10 Temmuz 2020 tarihli duruşmada mahkeme heyeti kovuşturmanın genişletilmesi talebinin gerekli olmadığı yönünde karar verdi. Esas hakkındaki mütalaanın dava dosyasına sunulduğu bildirildi. Mütalaada, sanıklar Erkan Ekmekçi, Zafer Sağlam, Davut Bakır ve Kenan Akıl’ın eylemleri ile kanun hükmünü yerine getirdikleri ancak hukuka uygunluk nedenlerine ilişkin olarak çizilen orantılı hareket sınırını, dikkat ve özen yükümlüğüne aykırı hareketleri ile aşarak geçekleştirdikleri savunuldu.

“Sanıkların böylelikle üzerlerine atılı bilinçli taksirle birden fazla kişinin ölümüne ve yaralanmasına sebebiyet verme suçunu işledikleri anlaşılmakla sanıklar Erkan Ekmekçi, Zafer Sağlam, Davut Bakır ve Kenan Akıl’ın TCK 85/2 maddesi gereğince cezalandırılmalarına, sanıkların suç işlenmesi sırasında bilinçli taksirle hareket ettikleri anlaşılmakla verilecek cezalarında TCK 22/3 maddesi gereğince artırım yapılmasına, sanıkların hakkında TCK 53/6 maddesi gereğince belli hakları kullanmaktan yoksun bırakılmaları iddia ve talep olunur” dendi.

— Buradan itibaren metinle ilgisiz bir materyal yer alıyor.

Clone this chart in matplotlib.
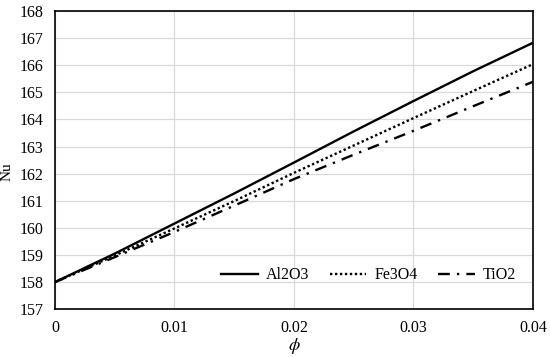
import matplotlib.pyplot as plt

plt.rcParams['font.family'] = ['Liberation Serif', 'DejaVu Serif']
plt.rcParams['mathtext.fontset'] = 'stix'

# volume fraction
phi = [0, 0.005, 0.01, 0.015, 0.02, 0.025, 0.03, 0.035, 0.04]

# Nusselt number for each nanofluid
nu_al2o3 = [158.0, 159.05, 160.16, 161.27, 162.41, 163.56, 164.68, 165.78, 166.83]
nu_fe3o4 = [158.0, 158.98, 159.98, 160.99, 162.03, 163.04, 164.05, 165.05, 166.04]
nu_tio2 = [158.0, 158.92, 159.85, 160.82, 161.80, 162.70, 163.58, 164.49, 165.39]

fig, ax = plt.subplots(figsize=(5.5, 3.57), dpi=100)
fig.subplots_adjust(left=0.1, right=0.969, top=0.969, bottom=0.134)

ax.plot(phi, nu_al2o3, color='black', lw=1.7, ls='-', label='Al2O3')
ax.plot(phi, nu_fe3o4, color='black', lw=1.7, ls=(0, (1, 1.1)), label='Fe3O4')
ax.plot(phi, nu_tio2, color='black', lw=1.7, ls=(0, (5, 3, 1, 3)), label='TiO2')

ax.set_xlim(0, 0.04)
ax.set_ylim(157, 168)
ax.set_xticks([0, 0.01, 0.02, 0.03, 0.04])
ax.set_xticklabels(['0', '0.01', '0.02', '0.03', '0.04'])
ax.set_yticks(range(157, 169))
ax.grid(True, color='#d9d9d9', lw=0.9)
ax.set_axisbelow(True)
ax.tick_params(length=0, labelsize=11.5, pad=8)
for s in ax.spines.values():
    s.set_color('black')
    s.set_linewidth(1.2)

ax.set_xlabel(r'$\phi$', fontsize=13, labelpad=0)
ax.set_ylabel('Nu', fontsize=11)
ax.yaxis.set_label_coords(-0.087, 0.46)

ax.legend(loc='center left', ncol=3, frameon=False, fontsize=11.5,
          handlelength=2.3, handletextpad=0.5, columnspacing=1.3,
          borderpad=0, borderaxespad=0, bbox_to_anchor=(0.347, 0.114))

plt.savefig('out.png', dpi=100)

Katılan vekilleriyle sanıklar müdafine mütalaayı inceleyerek esasa ilişkin savunmalarına hazırlamak üzere süre verilmesine karar verildi.

18 Aralık 2020 tarihli son duruşmada, taraflara esas hakkındaki mütalaaya karşı beyanda bulunmak üzere ek süre verilmesine karar verilerek, 05 Şubat’ta ertelenmişti.